Module 2 was the time when I started to slowly understand what to actually do in the course. Utilitarianism and its discussion board had me stuck for a while, and I kept wondering what exactly I was doing wrong. I had the facts and everything straight, but what about my own ethical view? It seems that I did not had that down and was confused with my own meaning of Utilitarianism. I never dove deeper into it, but the moral theory itself deepened my own moral thoughts and showed me all of the cons of certain actions I might make in the future. Should I stay slow on the freeway with a car behind me? Do I speed up? Even if I am slow on the freeway and as a consequence, people will move out of the way and drive faster to get around me. In return however, they become happier and don’t have to wait for me to keep going slow.
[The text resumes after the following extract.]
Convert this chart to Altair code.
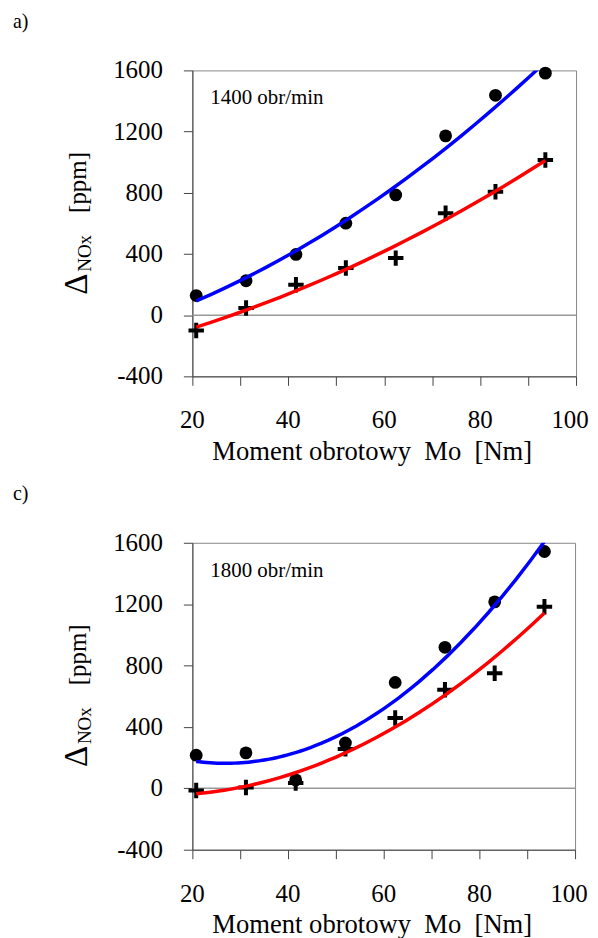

Learning about Contractarianism was also an enlightening experience regarding my developing moral thoughts. It allowed me to think more clearly about my own actions, especially with the career I’m going towards. By being a penetration tester, I still must follow and abide by moral regulations even if it means I’m still technically breaking the company rules that are present. I should follow them with my duty as a penetration tester and shouldn’t overstep by breaking those moral regulations in myself. This subject deepened my understanding of how scalable and impactful my actions could be, and how I shouldn’t act like I rule the world over other people by conducting penetration tests. These tests should be an experience for both me and employees, not just for me and wanting more damage or unrest from employees. Rather, I should be shooting for bonds between employees and understanding them when it comes to test results and how to protect themselves.
Lastly, Ruism helps me guide my own decisions when it comes to the career of choice that I wanted. To not only serve to benefit not only the company I may work for, but for everyone else with general security awareness and preventing attacks as much as I can, it allows me to feel like I am providing help for societal harmony. By not only aiding everyone else in return for my job, I am making sure that everyone is aware of what to do and how they could prevent specific cyberattacks I might try in the future against them, overall training them and ensuring that the employees are trained well on security awareness.
While I did have my ups and downs during the course, I found that I still had a lot of fun expressing more about my own thoughts through words. I never really do this often, and I typically follow what’s provided and do the assignment from there. Open-ended questions through the class have broadened my view and allows me to think more critically over my work.